> **Instruction**
Reproduce nothing but the lines from the start of the material through the line that includes "Chart.register(...registerables);", both ends included, and omit every picture.

----------------

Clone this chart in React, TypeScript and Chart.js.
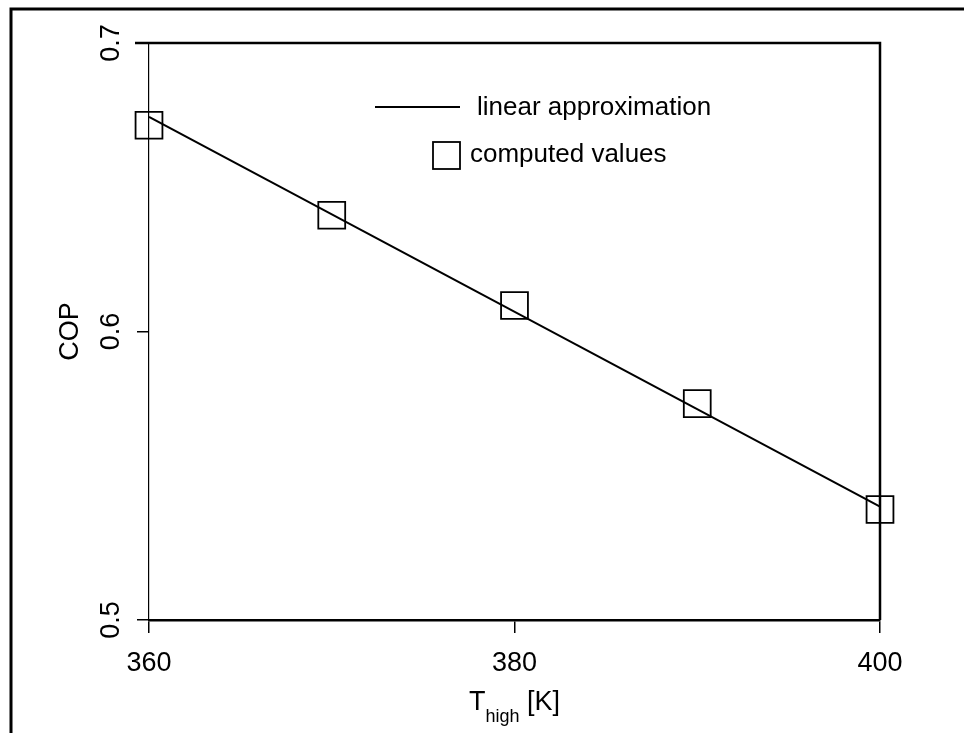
import React, { useEffect, useRef } from "react";
import { Chart, registerables } from "chart.js";

Chart.register(...registerables);

// ---- data ----
const tempK = [360, 370, 380, 390, 400];
const copComputed = [0.6715, 0.6403, 0.609, 0.575, 0.5383];
const approxTemps = [360, 400];
const copApprox = [0.6744, 0.5393];
const xTicks = [360, 380, 400];
const yTicks = [0.5, 0.6, 0.7];
const seriesNames = ["linear approximation", "computed values"];
const yTitle = "COP";
const xTitleMain = "T";
const xTitleSub = "high";
const xTitleUnit = " [K]";

const FONT = "'Liberation Sans', Arial, Helvetica, sans-serif";

const decor = {
  id: "decor",
  beforeDraw(chart: any) {
    const ctx = chart.ctx;
    ctx.save();
    ctx.fillStyle = "#fff";
    ctx.fillRect(0, 0, chart.width, chart.height);
    ctx.strokeStyle = "#000";
    ctx.lineWidth = 3;
    ctx.beginPath();
    ctx.moveTo(11, chart.height);
    ctx.lineTo(11, 9);
    ctx.lineTo(chart.width, 9);
    ctx.stroke();
    ctx.restore();
  },
  afterDraw(chart: any) {
    const ctx = chart.ctx;
    const { left, right, top, bottom } = chart.chartArea;
    const xs = chart.scales.x;
    const ys = chart.scales.y;
    ctx.save();
    // top and right frame
    ctx.strokeStyle = "#000";
    ctx.lineWidth = 2.5;
    ctx.beginPath();
    ctx.moveTo(left - 14, top);
    ctx.lineTo(right, top);
    ctx.lineTo(right, bottom);
    ctx.stroke();

    // y tick labels (rotated)
    ctx.fillStyle = "#000";
    ctx.font = `27px ${FONT}`;
    ctx.textAlign = "center";
    ctx.textBaseline = "middle";
    ys.ticks.forEach((t: any) => {
      const y = ys.getPixelForValue(t.value);
      ctx.save();
      ctx.translate(left - 37, y);
      ctx.rotate(-Math.PI / 2);
      ctx.fillText(Number(t.value).toFixed(1), 0, 0);
      ctx.restore();
    });

    // x axis title with subscript
    const cx = (xs.left + xs.right) / 2;
    const mainFont = `27px ${FONT}`;
    const subFont = `18px ${FONT}`;
    ctx.font = mainFont;
    const wT = ctx.measureText(xTitleMain).width;
    const wU = ctx.measureText(xTitleUnit).width;
    ctx.font = subFont;
    const wS = ctx.measureText(xTitleSub).width;
    const total = wT + wS + wU;
    let x0 = cx - total / 2;
    const base = 710;
    ctx.textAlign = "left";
    ctx.textBaseline = "alphabetic";
    ctx.font = mainFont;
    ctx.fillText(xTitleMain, x0, base);
    x0 += wT;
    ctx.font = subFont;
    ctx.fillText(xTitleSub, x0, base + 12);
    x0 += wS;
    ctx.font = mainFont;
    ctx.fillText(xTitleUnit, x0, base);

    // legend
    const ds0 = chart.data.datasets[0];
    const ds1 = chart.data.datasets[1];
    ctx.font = `26px ${FONT}`;
    ctx.textBaseline = "middle";
    ctx.strokeStyle = ds0.borderColor;
    ctx.lineWidth = ds0.borderWidth;
    ctx.beginPath();
    ctx.moveTo(375, 107);
    ctx.lineTo(460, 107);
    ctx.stroke();
    ctx.fillText(ds0.label, 477, 108);
    ctx.strokeStyle = ds1.borderColor;
    ctx.lineWidth = ds1.borderWidth;
    ctx.strokeRect(433, 142, 27, 27);
    ctx.fillText(ds1.label, 470, 155);
    ctx.restore();
  },
};

export default function App() {
  const canvasRef = useRef<HTMLCanvasElement | null>(null);

  useEffect(() => {
    const canvas = canvasRef.current;
    if (!canvas) return;
    const chart = new Chart(canvas, {
      type: "scatter",
      data: {
        datasets: [
          {
            label: seriesNames[0],
            data: approxTemps.map((t, i) => ({ x: t, y: copApprox[i] })),
            showLine: true,
            borderColor: "#000",
            borderWidth: 2,
            pointRadius: 0,
            pointHoverRadius: 0,
            fill: false,
            clip: false,
          },
          {
            label: seriesNames[1],
            data: tempK.map((t, i) => ({ x: t, y: copComputed[i] })),
            showLine: false,
            borderColor: "#000",
            backgroundColor: "rgba(0,0,0,0)",
            borderWidth: 1.8,
            pointStyle: "rect",
            pointRadius: 19,
            pointHoverRadius: 19,
            clip: false,
          },
        ],
      },
      options: {
        animation: false,
        responsive: false,
        maintainAspectRatio: false,
        events: [],
        layout: { padding: { top: 43, right: 84, left: 0, bottom: 0 } },
        plugins: {
          legend: { display: false },
          tooltip: { enabled: false },
          title: { display: false },
        },
        scales: {
          x: {
            type: "linear",
            min: 360,
            max: 400,
            afterBuildTicks: (s: any) => {
              s.ticks = xTicks.map((v) => ({ value: v }));
            },
            afterFit: (s: any) => {
              s.height = 113;
            },
            grid: {
              drawOnChartArea: false,
              drawTicks: true,
              tickLength: 13,
              color: "#000",
              lineWidth: 1.5,
            },
            border: { display: true, color: "#000", width: 2.5 },
            ticks: {
              color: "#000",
              font: { family: FONT, size: 27 },
              padding: 14,
              maxRotation: 0,
              callback: (v: any) => String(v),
            },
            title: { display: false },
          },
          y: {
            type: "linear",
            min: 0.5,
            max: 0.7,
            afterBuildTicks: (s: any) => {
              s.ticks = yTicks.map((v) => ({ value: v }));
            },
            afterFit: (s: any) => {
              s.width = 149;
            },
            grid: {
              drawOnChartArea: false,
              drawTicks: true,
              tickLength: 12,
              color: "#000",
              lineWidth: 1.5,
            },
            border: { display: true, color: "#000", width: 1.2 },
            ticks: { display: false },
            title: {
              display: true,
              text: yTitle,
              color: "#000",
              font: { family: FONT, size: 27 },
              padding: { top: 54, bottom: 0 },
            },
          },
        },
      },
      plugins: [decor],
    } as any);
    return () => chart.destroy();
  }, []);

  return (
    <div style={{ position: "absolute", left: 0, top: 0, width: 964, height: 733, background: "#fff" }}>
      <canvas ref={canvasRef} width={964} height={733} style={{ display: "block", width: 964, height: 733 }} />
    </div>
  );
}
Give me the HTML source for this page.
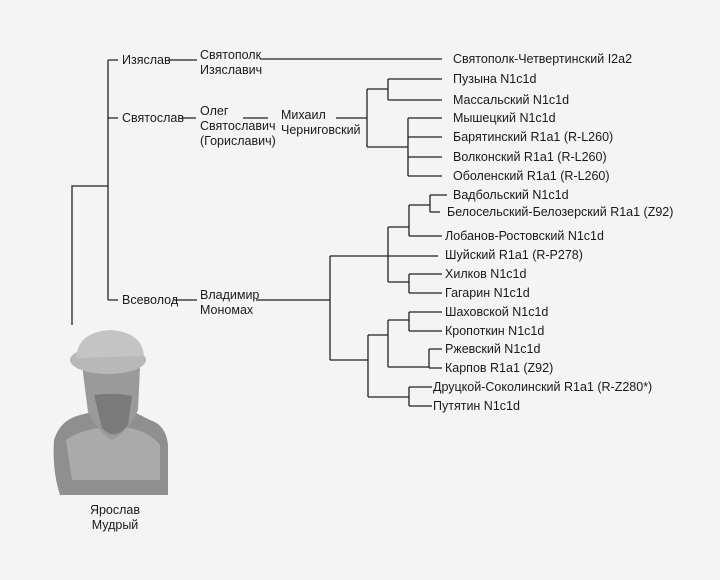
<!DOCTYPE html>
<html><head><meta charset="utf-8"><style>
html,body{margin:0;padding:0;background:#f4f4f4}
svg{display:block}
text{font-family:"Liberation Sans",sans-serif;font-size:12.5px;fill:#1a1a1a;dominant-baseline:central}
</style></head><body>
<svg width="720" height="580" viewBox="0 0 720 580" xmlns="http://www.w3.org/2000/svg">
<rect width="720" height="580" fill="#f4f4f4"/>
<g stroke="#222" stroke-width="1.3" fill="none">
<path d="M72 325V186H108M108 60V300M108 60H118M108 118H118M108 300H118"/>
<path d="M169 60H197M260 59H442"/>
<path d="M182 118H196M243 118H268M336 118H367M367 89V147M367 89H388M388 79V100M388 79H442M388 100H442M367 147H408M408 118V176M408 118H442M408 137H442M408 157H442M408 176H442"/>
<path d="M174 300H197M256 300H330M330 256V360M330 256H438M388 227V282M388 227H409M409 205V236M409 205H430M430 195V212M430 195H447M430 212H440M409 236H442M388 282H409M409 274V293M409 274H442M409 293H442"/>
<path d="M330 360H368M368 335V397M368 335H388M388 320V367M388 320H409M409 312V331M409 312H442M409 331H442M388 367H429M429 349V368M429 349H442M429 368H442M368 397H409M409 387V406M409 387H432M409 406H432"/>
</g>
<g>
<text x="122" y="60">Изяслав</text>
<text x="200" y="55">Святополк</text><text x="200" y="70">Изяславич</text>
<text x="122" y="118">Святослав</text>
<text x="200" y="111">Олег</text><text x="200" y="126">Святославич</text><text x="200" y="141">(Гориславич)</text>
<text x="281" y="115">Михаил</text><text x="281" y="130">Черниговский</text>
<text x="122" y="300">Всеволод</text>
<text x="200" y="295">Владимир</text><text x="200" y="310">Мономах</text>
<text x="453" y="59">Святополк-Четвертинский I2a2</text>
<text x="453" y="79">Пузына N1c1d</text>
<text x="453" y="100">Массальский N1c1d</text>
<text x="453" y="118">Мышецкий N1c1d</text>
<text x="453" y="137">Барятинский R1a1 (R-L260)</text>
<text x="453" y="157">Волконский R1a1 (R-L260)</text>
<text x="453" y="176">Оболенский R1a1 (R-L260)</text>
<text x="453" y="195">Вадбольский N1c1d</text>
<text x="447" y="212">Белосельский-Белозерский R1a1 (Z92)</text>
<text x="445" y="236">Лобанов-Ростовский N1c1d</text>
<text x="445" y="255">Шуйский R1a1 (R-P278)</text>
<text x="445" y="274">Хилков N1c1d</text>
<text x="445" y="293">Гагарин N1c1d</text>
<text x="445" y="312">Шаховской N1c1d</text>
<text x="445" y="331">Кропоткин N1c1d</text>
<text x="445" y="349">Ржевский N1c1d</text>
<text x="445" y="368">Карпов R1a1 (Z92)</text>
<text x="433" y="387">Друцкой-Соколинский R1a1 (R-Z280*)</text>
<text x="433" y="406">Путятин N1c1d</text>
<text x="115" y="510" text-anchor="middle">Ярослав</text>
<text x="115" y="525" text-anchor="middle">Мудрый</text>
</g>
<g>
<path d="M54 440Q60 420 80 415L100 410H130L150 420Q166 425 168 445V495H60Q52 470 54 440Z" fill="#8f8f8f"/>
<path d="M66 440Q80 430 100 428H130Q150 432 160 445V480H72Z" fill="#aaa"/>
<path d="M82 365Q84 355 110 352Q138 355 140 368L138 410Q130 430 112 440Q96 430 88 412Z" fill="#9a9a9a"/>
<path d="M94 395Q110 392 132 396L128 425Q115 442 102 428Z" fill="#7a7a7a"/>
<ellipse cx="108" cy="360" rx="38" ry="14" fill="#b8b8b8"/>
<path d="M76 358Q78 332 110 330Q142 332 144 356Z" fill="#c4c4c4"/>
</g>
</svg>
</body></html>
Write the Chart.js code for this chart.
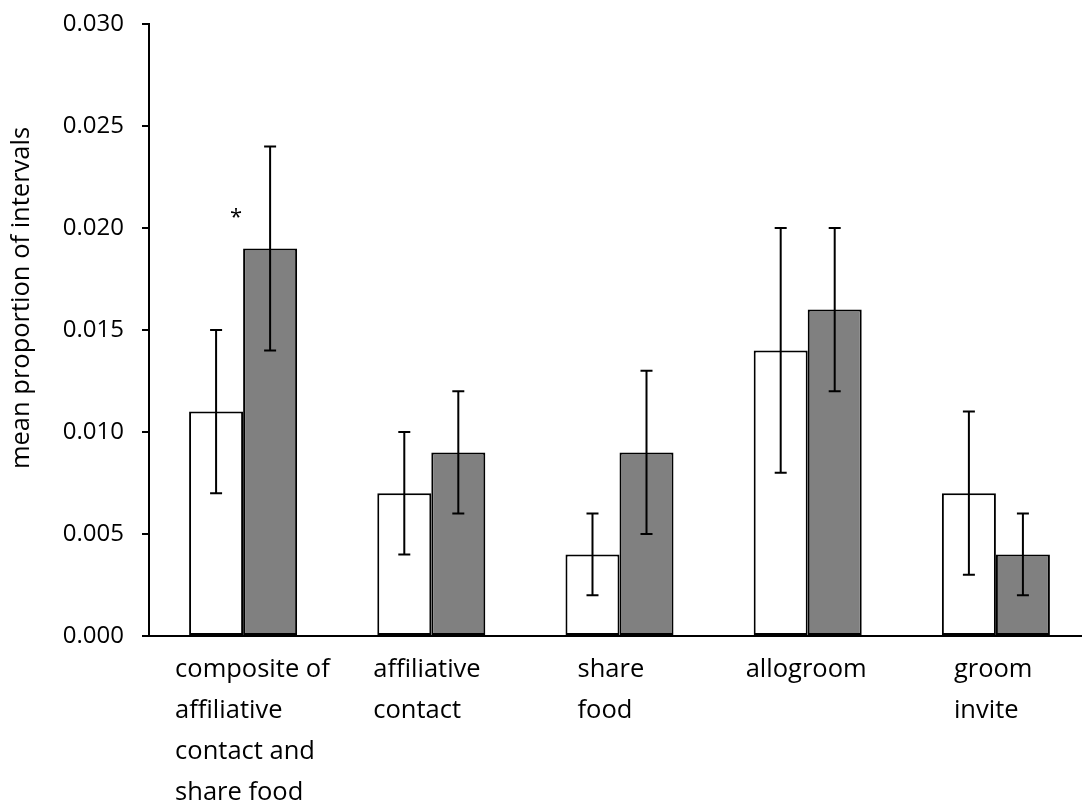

----------------

> **Task output**
Clone this chart in React, TypeScript and Chart.js.
import React, { useEffect, useRef } from "react";
import { Chart, registerables } from "chart.js";

Chart.register(...registerables);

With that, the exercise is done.